» PROBLEM REQUIREMENTS
The lines to extract run from the start of the records through the line with "import matplotlib.pyplot as plt", both ends included; drop the pictures.

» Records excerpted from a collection

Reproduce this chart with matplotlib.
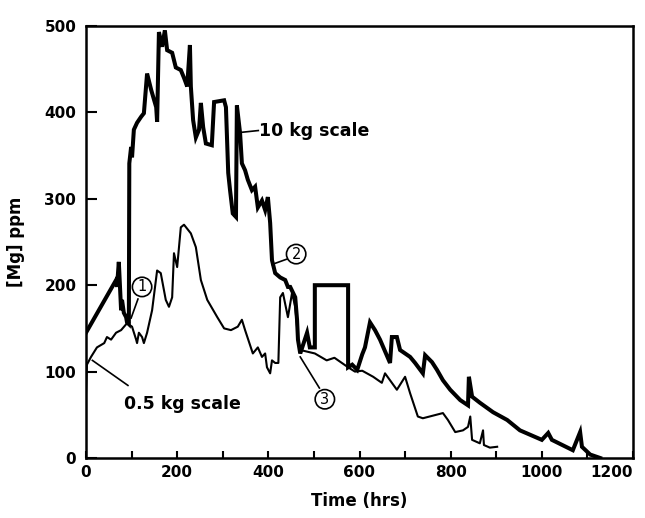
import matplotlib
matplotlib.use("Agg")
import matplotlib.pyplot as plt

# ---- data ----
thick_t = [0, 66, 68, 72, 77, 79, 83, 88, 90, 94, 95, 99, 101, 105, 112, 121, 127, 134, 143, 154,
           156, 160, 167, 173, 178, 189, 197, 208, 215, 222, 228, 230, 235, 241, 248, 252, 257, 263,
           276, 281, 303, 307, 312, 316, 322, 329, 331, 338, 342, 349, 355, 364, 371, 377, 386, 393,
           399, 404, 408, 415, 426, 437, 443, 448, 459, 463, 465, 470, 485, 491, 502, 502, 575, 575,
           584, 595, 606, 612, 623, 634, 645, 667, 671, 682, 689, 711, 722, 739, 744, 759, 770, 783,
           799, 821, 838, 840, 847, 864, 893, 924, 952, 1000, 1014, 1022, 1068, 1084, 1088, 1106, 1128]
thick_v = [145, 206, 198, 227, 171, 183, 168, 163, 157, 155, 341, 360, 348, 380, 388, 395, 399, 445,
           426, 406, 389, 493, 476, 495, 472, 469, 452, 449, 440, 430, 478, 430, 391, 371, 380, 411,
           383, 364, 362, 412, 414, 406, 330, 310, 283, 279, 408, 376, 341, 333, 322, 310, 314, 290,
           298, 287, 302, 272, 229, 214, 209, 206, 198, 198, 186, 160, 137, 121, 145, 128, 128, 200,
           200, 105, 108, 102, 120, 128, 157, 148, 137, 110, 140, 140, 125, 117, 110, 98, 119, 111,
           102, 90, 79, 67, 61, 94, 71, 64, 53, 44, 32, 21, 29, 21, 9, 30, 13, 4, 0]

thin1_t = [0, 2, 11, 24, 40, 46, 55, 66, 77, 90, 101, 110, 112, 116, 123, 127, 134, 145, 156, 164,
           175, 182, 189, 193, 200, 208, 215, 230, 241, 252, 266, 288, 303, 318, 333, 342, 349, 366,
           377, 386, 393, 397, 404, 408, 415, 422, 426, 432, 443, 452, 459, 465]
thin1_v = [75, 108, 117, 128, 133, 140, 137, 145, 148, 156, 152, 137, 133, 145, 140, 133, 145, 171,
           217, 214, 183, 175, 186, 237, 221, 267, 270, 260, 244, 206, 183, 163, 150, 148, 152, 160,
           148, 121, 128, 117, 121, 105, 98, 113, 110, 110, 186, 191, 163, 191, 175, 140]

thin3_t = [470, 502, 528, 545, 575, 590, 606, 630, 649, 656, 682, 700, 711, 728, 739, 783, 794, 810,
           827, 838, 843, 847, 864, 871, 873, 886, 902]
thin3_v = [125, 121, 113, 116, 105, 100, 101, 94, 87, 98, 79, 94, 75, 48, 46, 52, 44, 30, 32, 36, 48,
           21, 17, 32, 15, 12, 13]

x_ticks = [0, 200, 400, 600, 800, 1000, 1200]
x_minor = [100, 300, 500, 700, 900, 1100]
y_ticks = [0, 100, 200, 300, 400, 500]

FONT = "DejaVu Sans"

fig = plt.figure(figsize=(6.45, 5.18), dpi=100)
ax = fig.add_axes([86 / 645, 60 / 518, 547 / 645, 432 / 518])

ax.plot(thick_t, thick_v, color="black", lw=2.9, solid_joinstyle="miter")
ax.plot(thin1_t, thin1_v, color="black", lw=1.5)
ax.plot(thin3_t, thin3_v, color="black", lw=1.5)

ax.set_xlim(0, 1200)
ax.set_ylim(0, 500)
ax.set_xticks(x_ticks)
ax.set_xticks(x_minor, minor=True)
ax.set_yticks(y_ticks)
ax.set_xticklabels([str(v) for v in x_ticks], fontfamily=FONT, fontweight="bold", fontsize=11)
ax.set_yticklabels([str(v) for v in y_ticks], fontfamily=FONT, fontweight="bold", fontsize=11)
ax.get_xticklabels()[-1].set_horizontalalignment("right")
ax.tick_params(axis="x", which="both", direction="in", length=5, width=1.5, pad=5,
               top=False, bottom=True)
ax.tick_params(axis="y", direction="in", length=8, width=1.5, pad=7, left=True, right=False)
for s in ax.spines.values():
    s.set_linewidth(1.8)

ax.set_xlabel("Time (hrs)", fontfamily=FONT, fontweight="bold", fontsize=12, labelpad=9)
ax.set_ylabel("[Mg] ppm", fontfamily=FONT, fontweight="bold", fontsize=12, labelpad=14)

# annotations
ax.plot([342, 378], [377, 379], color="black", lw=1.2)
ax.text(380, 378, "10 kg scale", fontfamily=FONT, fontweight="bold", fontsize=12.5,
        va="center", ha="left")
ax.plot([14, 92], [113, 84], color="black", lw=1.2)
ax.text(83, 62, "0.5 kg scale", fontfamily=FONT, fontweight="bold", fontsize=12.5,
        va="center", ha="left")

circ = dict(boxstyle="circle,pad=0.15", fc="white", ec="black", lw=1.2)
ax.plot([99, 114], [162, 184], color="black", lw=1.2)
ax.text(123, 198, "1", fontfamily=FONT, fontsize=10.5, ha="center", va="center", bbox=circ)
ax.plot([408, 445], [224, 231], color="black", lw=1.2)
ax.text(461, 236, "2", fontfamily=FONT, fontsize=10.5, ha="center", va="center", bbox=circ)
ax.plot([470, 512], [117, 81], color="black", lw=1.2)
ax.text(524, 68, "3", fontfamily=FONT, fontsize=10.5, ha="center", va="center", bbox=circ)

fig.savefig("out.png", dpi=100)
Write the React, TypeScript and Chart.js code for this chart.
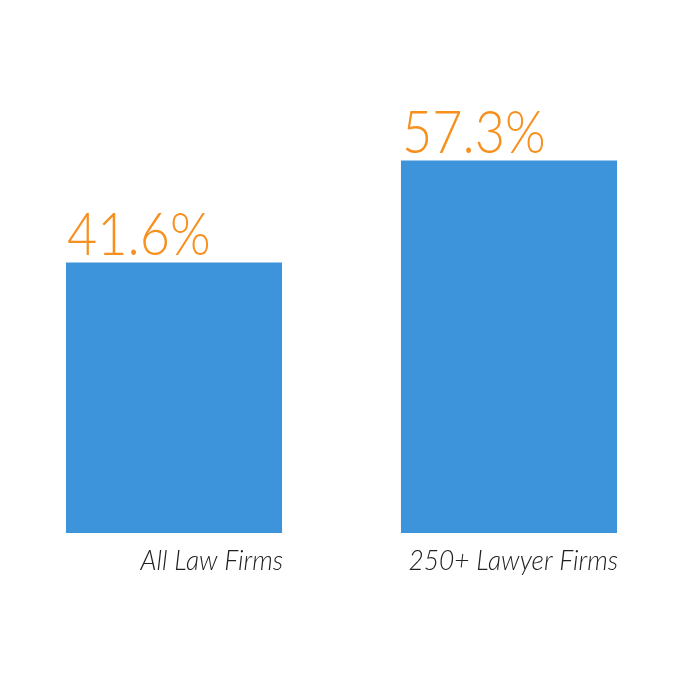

» EXERCISE OUTPUT
Reproduce this chart with matplotlib.
import matplotlib
matplotlib.use("Agg")
import matplotlib.pyplot as plt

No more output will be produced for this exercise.